I followed the below tutorial for exporting Python trained model to C++.
https://pytorch.org/tutorials/advanced/cpp_export.html

My CMakeLists.txt:

cmake_minimum_required (VERSION 2.8)
project(example_project)
set( CMAKE_CXX_FLAGS "${CMAKE_CXX_FLAGS} -std=c++14" )
set( OpenCV_DIR "/usr/share/OpenCV" )
set( PKG_CONFIG_PATH "/usr/lib/pkgconfig" )
set(CMAKE_CXX_FLAGS "${CMAKE_CXX_FLAGS} ${TORCH_CXX_FLAGS}")

find_package(Torch REQUIRED)
find_package(OpenCV REQUIRED) 


add_executable(../bin/app ../sources/app.cpp)
include_directories(/home/m3/meto_ws/c_cpp_libs/libtorch/include/torch/csrc/api/include)
include_directories(../libs)
target_link_libraries(../bin/app "${TORCH_LIBRARIES}"  "${OpenCV_LIBS}")

 

set_property(TARGET ../bin/app PROPERTY CXX_STANDARD 14) 

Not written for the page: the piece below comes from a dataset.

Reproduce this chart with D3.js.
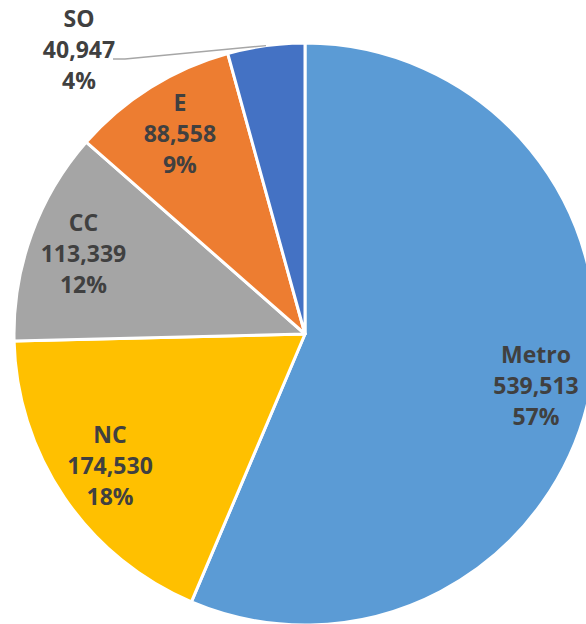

I downloaded libtorch from pytorch.org using the below link.
https://download.pytorch.org/libtorch/cu111/libtorch-cxx11-abi-shared-with-deps-1.8.1%2Bcu111.zip

My Cuda version is 11.1.

My questions:
1 - Any idea why timing outputs are differs so much?
2 - Is my CMakeLists.txt correct?
3 - Is my code correct?

CUDA operations are executed asynchronously, so you would need to synchronize the code before starting and stopping the timers to get a valid profile of the runtime. The std::cout operation is most likely a synchronization point, since the result is needed so that it can be printed in the terminal.

Can you show me samples or a source to read about synchronization? I have no idea how to do it.

You can synchronize your code in libtorch via:

auto stream = c10::cuda::getCurrentCUDAStream(device.index());
C10_CUDA_CHECK(cudaStreamSynchronize(stream));

I added two lines to my code but no change.